4. Persons involved in legal procedures such as judges, prosecutors, attorneys and law enforcement officials

In Japan education and training from a gender perspective are not sufficiently provided to policemen, prosecutors, judges, attorneys etc., who are engaged in interviewing victims of violence against women, accusation, consultation, redress, etc., in terms of ensuring respect of human rights of women.


As mentioned above, light sentencing and unreasonable factors in the forming of a crime show the need for greater perspective regarding gender on the part of judges.


Concerning violence against women by their lovers or husbands, the fact remains that persons involved in leagal procedures such as the police, attorneys, judges do not regard it as a crime.


5. Investigation and policy for violation against women

In Japan the results of the first survey on the actual state of violence against women were made public in February 2000. But there has been no survey of gender bias by persons concerned with judiciary practices. To eliminate violence against women and aim to prevent and redress such violence, the government should further improve its surveys and research based on a gender perspective.

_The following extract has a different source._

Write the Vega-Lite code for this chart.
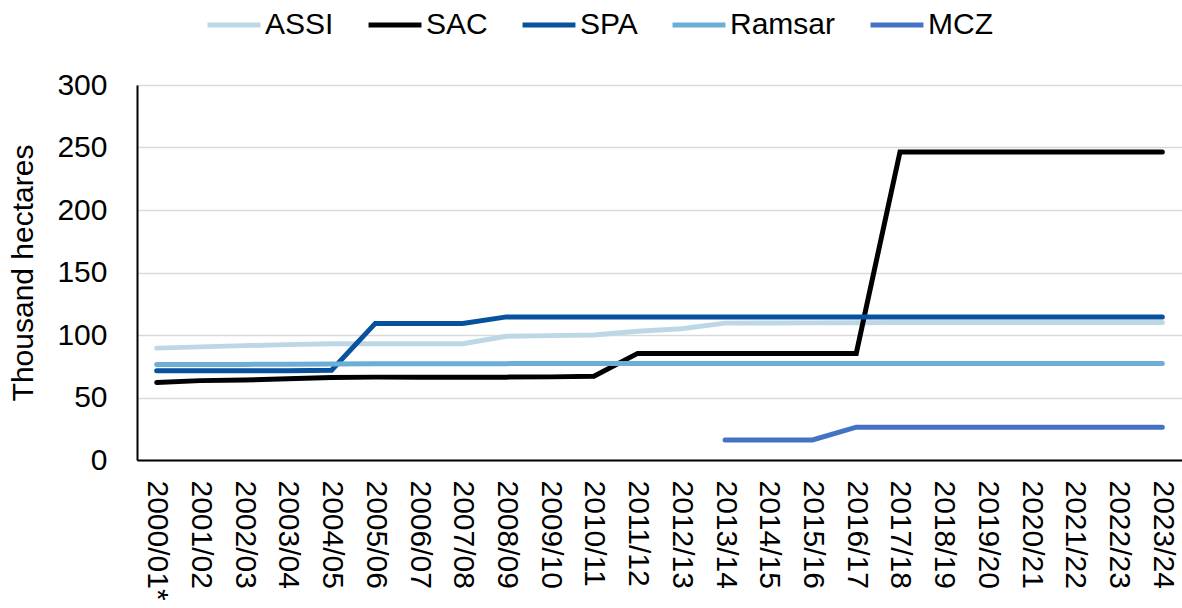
{
  "$schema": "https://vega.github.io/schema/vega-lite/v6.json",
  "width": 1045,
  "height": 375,
  "autosize": {"type": "none"},
  "padding": {"left": 137, "top": 85, "right": 0, "bottom": 148},
  "background": "white",
  "config": {
    "font": "Liberation Sans",
    "view": {"stroke": null}
  },
  "data": {
    "values": [
      {"year": "2000/01*", "series": "ASSI", "value": 89.5},
      {"year": "2001/02", "series": "ASSI", "value": 90.5},
      {"year": "2002/03", "series": "ASSI", "value": 91.5},
      {"year": "2003/04", "series": "ASSI", "value": 92.3},
      {"year": "2004/05", "series": "ASSI", "value": 93},
      {"year": "2005/06", "series": "ASSI", "value": 93},
      {"year": "2006/07", "series": "ASSI", "value": 93},
      {"year": "2007/08", "series": "ASSI", "value": 93},
      {"year": "2008/09", "series": "ASSI", "value": 99},
      {"year": "2009/10", "series": "ASSI", "value": 99.5},
      {"year": "2010/11", "series": "ASSI", "value": 100},
      {"year": "2011/12", "series": "ASSI", "value": 103},
      {"year": "2012/13", "series": "ASSI", "value": 105},
      {"year": "2013/14", "series": "ASSI", "value": 109.5},
      {"year": "2014/15", "series": "ASSI", "value": 109.6},
      {"year": "2015/16", "series": "ASSI", "value": 109.7},
      {"year": "2016/17", "series": "ASSI", "value": 109.8},
      {"year": "2017/18", "series": "ASSI", "value": 110},
      {"year": "2018/19", "series": "ASSI", "value": 110},
      {"year": "2019/20", "series": "ASSI", "value": 110},
      {"year": "2020/21", "series": "ASSI", "value": 110},
      {"year": "2021/22", "series": "ASSI", "value": 110},
      {"year": "2022/23", "series": "ASSI", "value": 110},
      {"year": "2023/24", "series": "ASSI", "value": 110},

      {"year": "2000/01*", "series": "SAC", "value": 62},
      {"year": "2001/02", "series": "SAC", "value": 63.5},
      {"year": "2002/03", "series": "SAC", "value": 64},
      {"year": "2003/04", "series": "SAC", "value": 65},
      {"year": "2004/05", "series": "SAC", "value": 66},
      {"year": "2005/06", "series": "SAC", "value": 66.3},
      {"year": "2006/07", "series": "SAC", "value": 66.3},
      {"year": "2007/08", "series": "SAC", "value": 66.3},
      {"year": "2008/09", "series": "SAC", "value": 66.3},
      {"year": "2009/10", "series": "SAC", "value": 66.5},
      {"year": "2010/11", "series": "SAC", "value": 67},
      {"year": "2011/12", "series": "SAC", "value": 85.3},
      {"year": "2012/13", "series": "SAC", "value": 85.3},
      {"year": "2013/14", "series": "SAC", "value": 85.3},
      {"year": "2014/15", "series": "SAC", "value": 85.3},
      {"year": "2015/16", "series": "SAC", "value": 85.3},
      {"year": "2016/17", "series": "SAC", "value": 85.3},
      {"year": "2017/18", "series": "SAC", "value": 246.5},
      {"year": "2018/19", "series": "SAC", "value": 246.5},
      {"year": "2019/20", "series": "SAC", "value": 246.5},
      {"year": "2020/21", "series": "SAC", "value": 246.5},
      {"year": "2021/22", "series": "SAC", "value": 246.5},
      {"year": "2022/23", "series": "SAC", "value": 246.5},
      {"year": "2023/24", "series": "SAC", "value": 246.5},

      {"year": "2000/01*", "series": "SPA", "value": 71.5},
      {"year": "2001/02", "series": "SPA", "value": 71.5},
      {"year": "2002/03", "series": "SPA", "value": 71.5},
      {"year": "2003/04", "series": "SPA", "value": 71.5},
      {"year": "2004/05", "series": "SPA", "value": 71.8},
      {"year": "2005/06", "series": "SPA", "value": 109.3},
      {"year": "2006/07", "series": "SPA", "value": 109.3},
      {"year": "2007/08", "series": "SPA", "value": 109.3},
      {"year": "2008/09", "series": "SPA", "value": 114.5},
      {"year": "2009/10", "series": "SPA", "value": 114.5},
      {"year": "2010/11", "series": "SPA", "value": 114.5},
      {"year": "2011/12", "series": "SPA", "value": 114.5},
      {"year": "2012/13", "series": "SPA", "value": 114.5},
      {"year": "2013/14", "series": "SPA", "value": 114.5},
      {"year": "2014/15", "series": "SPA", "value": 114.5},
      {"year": "2015/16", "series": "SPA", "value": 114.5},
      {"year": "2016/17", "series": "SPA", "value": 114.5},
      {"year": "2017/18", "series": "SPA", "value": 114.5},
      {"year": "2018/19", "series": "SPA", "value": 114.5},
      {"year": "2019/20", "series": "SPA", "value": 114.5},
      {"year": "2020/21", "series": "SPA", "value": 114.5},
      {"year": "2021/22", "series": "SPA", "value": 114.5},
      {"year": "2022/23", "series": "SPA", "value": 114.5},
      {"year": "2023/24", "series": "SPA", "value": 114.5},

      {"year": "2000/01*", "series": "Ramsar", "value": 76.5},
      {"year": "2001/02", "series": "Ramsar", "value": 76.5},
      {"year": "2002/03", "series": "Ramsar", "value": 76.5},
      {"year": "2003/04", "series": "Ramsar", "value": 76.6},
      {"year": "2004/05", "series": "Ramsar", "value": 76.8},
      {"year": "2005/06", "series": "Ramsar", "value": 77},
      {"year": "2006/07", "series": "Ramsar", "value": 77},
      {"year": "2007/08", "series": "Ramsar", "value": 77},
      {"year": "2008/09", "series": "Ramsar", "value": 77.1},
      {"year": "2009/10", "series": "Ramsar", "value": 77.2},
      {"year": "2010/11", "series": "Ramsar", "value": 77.3},
      {"year": "2011/12", "series": "Ramsar", "value": 77.3},
      {"year": "2012/13", "series": "Ramsar", "value": 77.3},
      {"year": "2013/14", "series": "Ramsar", "value": 77.3},
      {"year": "2014/15", "series": "Ramsar", "value": 77.3},
      {"year": "2015/16", "series": "Ramsar", "value": 77.3},
      {"year": "2016/17", "series": "Ramsar", "value": 77.3},
      {"year": "2017/18", "series": "Ramsar", "value": 77.3},
      {"year": "2018/19", "series": "Ramsar", "value": 77.3},
      {"year": "2019/20", "series": "Ramsar", "value": 77.3},
      {"year": "2020/21", "series": "Ramsar", "value": 77.3},
      {"year": "2021/22", "series": "Ramsar", "value": 77.3},
      {"year": "2022/23", "series": "Ramsar", "value": 77.3},
      {"year": "2023/24", "series": "Ramsar", "value": 77.3},

      {"year": "2013/14", "series": "MCZ", "value": 16},
      {"year": "2014/15", "series": "MCZ", "value": 16},
      {"year": "2015/16", "series": "MCZ", "value": 16},
      {"year": "2016/17", "series": "MCZ", "value": 26.3},
      {"year": "2017/18", "series": "MCZ", "value": 26.3},
      {"year": "2018/19", "series": "MCZ", "value": 26.3},
      {"year": "2019/20", "series": "MCZ", "value": 26.3},
      {"year": "2020/21", "series": "MCZ", "value": 26.3},
      {"year": "2021/22", "series": "MCZ", "value": 26.3},
      {"year": "2022/23", "series": "MCZ", "value": 26.3},
      {"year": "2023/24", "series": "MCZ", "value": 26.3}
    ]
  },
  "mark": {"type": "line", "strokeWidth": 5, "strokeCap": "round"},
  "encoding": {
    "x": {
      "field": "year",
      "type": "ordinal",
      "sort": null,
      "scale": {"type": "point", "padding": 0.45},
      "axis": {
        "title": null,
        "labelAngle": 90,
        "labelFontSize": 30,
        "labelColor": "#000000",
        "labelPadding": 20,
        "ticks": false,
        "domainColor": "#000000",
        "domainWidth": 2,
        "grid": false,
        "labelOverlap": false
      }
    },
    "y": {
      "field": "value",
      "type": "quantitative",
      "scale": {"domain": [0, 300], "nice": false},
      "axis": {
        "title": "Thousand hectares",
        "titleFontSize": 30,
        "titleFontWeight": "normal",
        "titleColor": "#000000",
        "titlePadding": 18,
        "values": [0, 50, 100, 150, 200, 250, 300],
        "labelFontSize": 30,
        "labelColor": "#000000",
        "labelPadding": 30,
        "ticks": false,
        "domainColor": "#000000",
        "domainWidth": 2,
        "gridColor": "#d9d9d9",
        "gridWidth": 1.5
      }
    },
    "color": {
      "field": "series",
      "type": "nominal",
      "scale": {
        "domain": ["ASSI", "SAC", "SPA", "Ramsar", "MCZ"],
        "range": ["#bdd7e7", "#000000", "#08519c", "#6baed6", "#4472c4"]
      },
      "legend": {
        "title": null,
        "orient": "none",
        "direction": "horizontal",
        "legendX": 68,
        "legendY": -89,
        "symbolType": "stroke",
        "symbolSize": 2800,
        "symbolStrokeWidth": 5,
        "labelFontSize": 30,
        "labelColor": "#000000",
        "labelOffset": 2,
        "columnPadding": 24
      }
    }
  }
}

Moreover, Japan has yet to acknowledge its legal responsibility for the victims of "jugun-ianfu (comfort woman)" forced to slave in brothels during World War II. The issue of these victims stemmed from discrimination against women and against foreign women. So that this kind of violation against human rights will not be repeated, Japanese government must assume its legal duty as a nation by probing the facts of its "Comfort woman" system, taking restorative measures for the victims and teaching the truth of its history.